И тогда главный герой, любимый сквозной персонаж Честертона, сыщик-теолог, — предпринимает единственно возможный шаг: он берет большие такие садовые вилы в два зубца, рогульку, и пригвождает гордеца рогулькой к древесному стволу. Не насмерть, конечно, не пронзая, а просто зажимает между этими рогами: тот прижат к дереву, как бабочка в коллекции, распялен, бессилен. И, простояв три часа под дождем, возвращается в здравый рассудок.

О, если бы можно было их всех — для их же блага! — пригвоздить к столбу, пусть не позорному, пусть телеграфному, на каких-то три часа! Каждый из них понял бы, что ни пролетарское происхождение, ни MBA, ни способность кукарекать не по делу «Слава России!» — не делают его сверхчеловеком. До каждого бы дошли слова Окуджавы, вызывающего у них столь дружную ненависть именно потому, что за ним они чувствуют настоящую силу — он умеет говорить так, что слова его становятся народными, а они не научатся никогда: «Поймешь, что все, как ты, двуноги и все изранены, как ты». Но это понимание покупается именно израненностью, так что наш долг — вмочить им как можно сильнее, один раз, но как следует, для их же счастья и процветания. Но если бы у нас всегда хватало решимости!

Опознать их необыкновенно просто. По-настоящему грешны, страшны и омерзительны только те люди, которые отрицают чужое право на существование. Те, кто не оставляет шанса. Те, кто приходят и говорят от имени будущего: теперь вас всех не должно быть вообще.

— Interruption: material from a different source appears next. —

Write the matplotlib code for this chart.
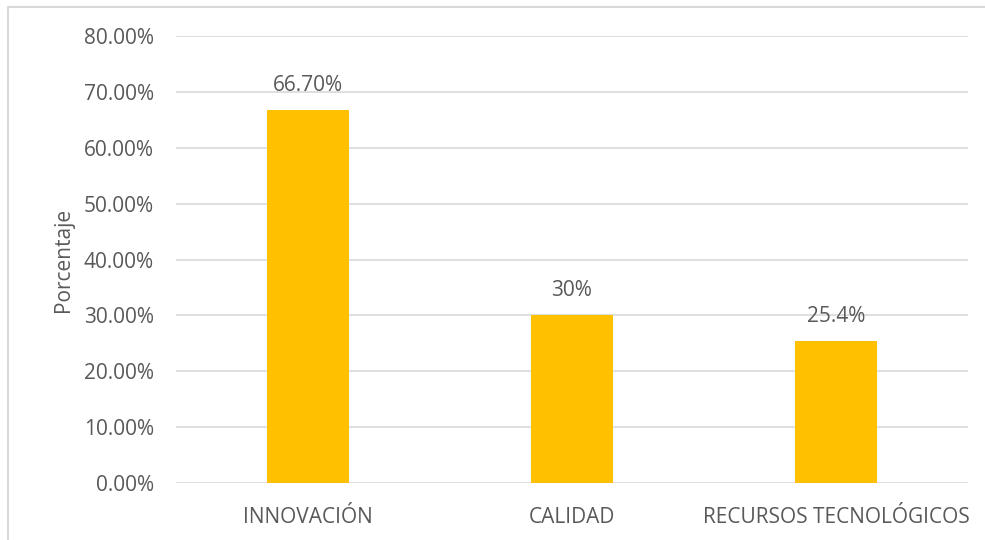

Все остальное простительно: гордость и предубеждение, чувство и чувствительность, война и мир, любые пороки и мелкие пакости, всякие каверзы и даже прямая корысть. Непростительно только присвоение себе абсолютных прав — и в первую очередь, права решать, кто соответствует духу нового времени и оставляется для обслуживания новых хозяев, а кого мы пустим в расход или на корм.

Если вы хотите их спасти — дайте им в морду. Если хотите, чтобы с ними разобрался Господь, — отойдите в сторону, он в таких случаях реагирует быстро.

Есть, впрочем, и определенный плюс в существовании гордыни. Она — составляющая, кстати, основы того самого фашизма, который Томас Манн называл абсолютным злом, благотворным в нравственном отношении, — и позволяет определяться по контрасту. У нас слишком много поводов для нравственного релятивизма: одних можно прощать, к другим снисходить, мотивы третьих непонятны. Бесспорна только гордыня — единственный грех, заявляющий о себе сразу, как запах мускуса; опознаваемый мгновенно, по первым словам; отрезающий себе все пути к отступлению.